Last night some of our church's college students who are still home for Christmas break gathered. In addition to a rousing game of Apples to Apples, we talked about college life and faith.

As a few of them were talking about the workload and the pressure, I could feel my own pressure rise. I recalled the years in college and graduate school where I felt enormous pressure to do it all: get good grades, learn all I could, build a resume. I miss those days sometimes, with the friendships forged over late night projects, the passion borne of challenge, the thrill of learning in that concentrated way. But I would never return to the stress of feeling like everything I did was up for evaluation and would be distilled to a letter on a grade report or a line on a resume.

Take writing. In school nearly all my writing was, literally, an academic exercise. Now I write for real audiences. The words (hopefully) are read by more than just one professor. You'd think I'd stress waaay more now than then. But I don't. There's a bit of stress, yes, but nothing like before.

In grad school I once nearly made myself ill plotting out an environmental audit that would never be implemented for a class assignment. In comparison, I hardly stressed at all about my church's real environmental audit and how to implement the changes.

Hearing these students talk, I was reminded that in the world of academics and the grind of American ladder-climbing, there's little space for grace.

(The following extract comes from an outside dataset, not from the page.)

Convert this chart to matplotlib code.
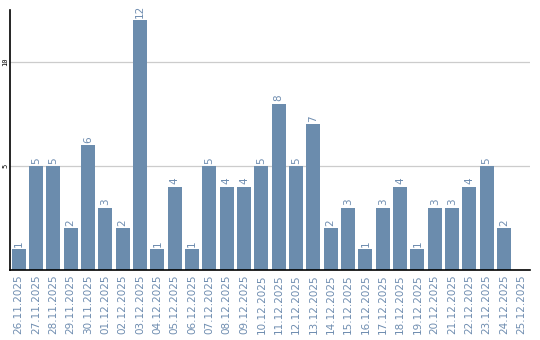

In the world as I live it now, grace is everywhere. As one parishioner kindly said to me after I preached a sub-par sermon recently: doesn't Sarah Scherschligt get an off day sometimes?

We do - we all get off-days! In real life, there are do-overs. There is no permanent record. The voices that tell us otherwise are very loud, but they don't belong to our forgiving, loving God.

I sense that for some of the youth of our congregation, that sense of grace is missing from their daily lives.

The pressure cooker takes them young. A pre-school teacher just told me he has parent teacher conferences coming up. He has to evaluate his students progress in 163 categories. These are 4-yr olds.

I see the benefit of all this for helping kids reach their full potential and serve in the best capacity. But what's the cost of constant scrutiny and evaluation?

I'm grateful to be out of that grind. And I wish I'd been a strong enough person to realize the role my ego and perfectionism had in putting me in the grind to begin with. I envied those who could enjoy life despire constant evaluation.

Now, probably because I've heard it so strongly in my life, I find myself just wanting to say to these students: God makes a future out of failure. You are loved no matter the grade. Grace is real.